DATA SECTION:

==========

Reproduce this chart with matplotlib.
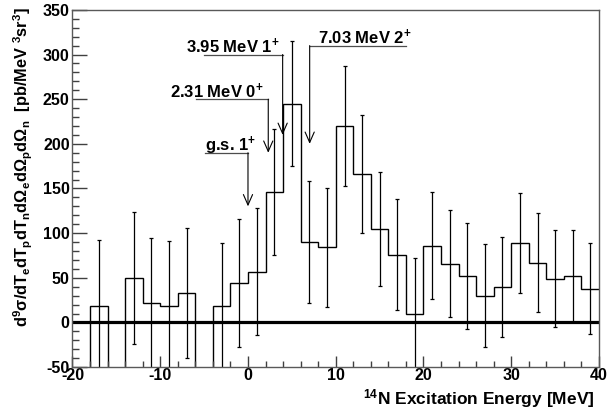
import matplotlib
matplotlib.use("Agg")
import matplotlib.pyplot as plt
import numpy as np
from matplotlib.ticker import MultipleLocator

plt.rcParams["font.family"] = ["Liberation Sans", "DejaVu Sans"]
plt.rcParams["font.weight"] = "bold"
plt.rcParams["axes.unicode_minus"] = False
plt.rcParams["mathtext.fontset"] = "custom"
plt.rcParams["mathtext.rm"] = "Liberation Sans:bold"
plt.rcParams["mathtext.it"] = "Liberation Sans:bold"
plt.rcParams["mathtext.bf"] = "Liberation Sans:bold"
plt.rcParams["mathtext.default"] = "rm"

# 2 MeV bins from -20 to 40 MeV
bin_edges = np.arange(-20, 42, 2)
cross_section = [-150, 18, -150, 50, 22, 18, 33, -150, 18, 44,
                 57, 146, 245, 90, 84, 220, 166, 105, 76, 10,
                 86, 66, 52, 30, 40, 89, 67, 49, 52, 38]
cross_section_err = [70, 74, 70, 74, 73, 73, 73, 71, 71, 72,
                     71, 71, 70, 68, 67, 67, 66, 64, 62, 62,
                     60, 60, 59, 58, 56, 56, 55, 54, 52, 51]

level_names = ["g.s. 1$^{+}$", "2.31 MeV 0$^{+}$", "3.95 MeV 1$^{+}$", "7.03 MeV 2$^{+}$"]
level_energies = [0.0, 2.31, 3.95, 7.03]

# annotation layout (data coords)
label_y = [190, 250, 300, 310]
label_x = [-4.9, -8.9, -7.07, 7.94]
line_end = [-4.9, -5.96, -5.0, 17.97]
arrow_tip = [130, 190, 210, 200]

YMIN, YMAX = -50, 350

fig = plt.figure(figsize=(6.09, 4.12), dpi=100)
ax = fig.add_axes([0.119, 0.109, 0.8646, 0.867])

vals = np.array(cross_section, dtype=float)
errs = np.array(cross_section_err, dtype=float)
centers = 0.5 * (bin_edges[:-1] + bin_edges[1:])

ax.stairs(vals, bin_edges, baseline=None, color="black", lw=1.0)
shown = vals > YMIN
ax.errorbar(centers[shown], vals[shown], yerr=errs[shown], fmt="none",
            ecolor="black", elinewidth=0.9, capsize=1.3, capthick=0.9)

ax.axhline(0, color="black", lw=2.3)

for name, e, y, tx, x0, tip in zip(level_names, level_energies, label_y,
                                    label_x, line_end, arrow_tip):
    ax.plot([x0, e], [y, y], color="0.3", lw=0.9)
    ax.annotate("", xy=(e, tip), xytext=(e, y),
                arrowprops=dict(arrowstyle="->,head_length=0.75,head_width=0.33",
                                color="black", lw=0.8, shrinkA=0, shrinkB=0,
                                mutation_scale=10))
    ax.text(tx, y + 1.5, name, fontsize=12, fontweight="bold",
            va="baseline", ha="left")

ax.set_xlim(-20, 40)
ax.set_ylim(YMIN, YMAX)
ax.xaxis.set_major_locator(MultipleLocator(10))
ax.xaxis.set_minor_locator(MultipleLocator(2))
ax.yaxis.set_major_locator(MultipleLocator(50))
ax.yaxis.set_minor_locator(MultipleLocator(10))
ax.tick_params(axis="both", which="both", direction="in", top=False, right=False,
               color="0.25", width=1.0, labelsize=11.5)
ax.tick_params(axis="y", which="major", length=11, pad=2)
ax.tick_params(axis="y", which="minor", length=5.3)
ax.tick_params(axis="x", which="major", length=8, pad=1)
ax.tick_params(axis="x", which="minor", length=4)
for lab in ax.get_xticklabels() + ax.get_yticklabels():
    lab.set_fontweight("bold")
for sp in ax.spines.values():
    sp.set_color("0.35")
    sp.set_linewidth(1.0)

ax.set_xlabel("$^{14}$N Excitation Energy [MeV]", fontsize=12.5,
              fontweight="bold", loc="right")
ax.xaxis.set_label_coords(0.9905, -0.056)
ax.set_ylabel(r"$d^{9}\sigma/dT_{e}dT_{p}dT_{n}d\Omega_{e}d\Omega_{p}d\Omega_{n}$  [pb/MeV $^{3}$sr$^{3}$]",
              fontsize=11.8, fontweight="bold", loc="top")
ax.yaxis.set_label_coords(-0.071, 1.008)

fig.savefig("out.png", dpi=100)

==========

WHAT IS BEING ASKED: Search the listing for the word "matplotlib" and return each line that holds it.

ANSWER BELOW:
Reproduce this chart with matplotlib.
import matplotlib
matplotlib.use("Agg")
import matplotlib.pyplot as plt
from matplotlib.ticker import MultipleLocator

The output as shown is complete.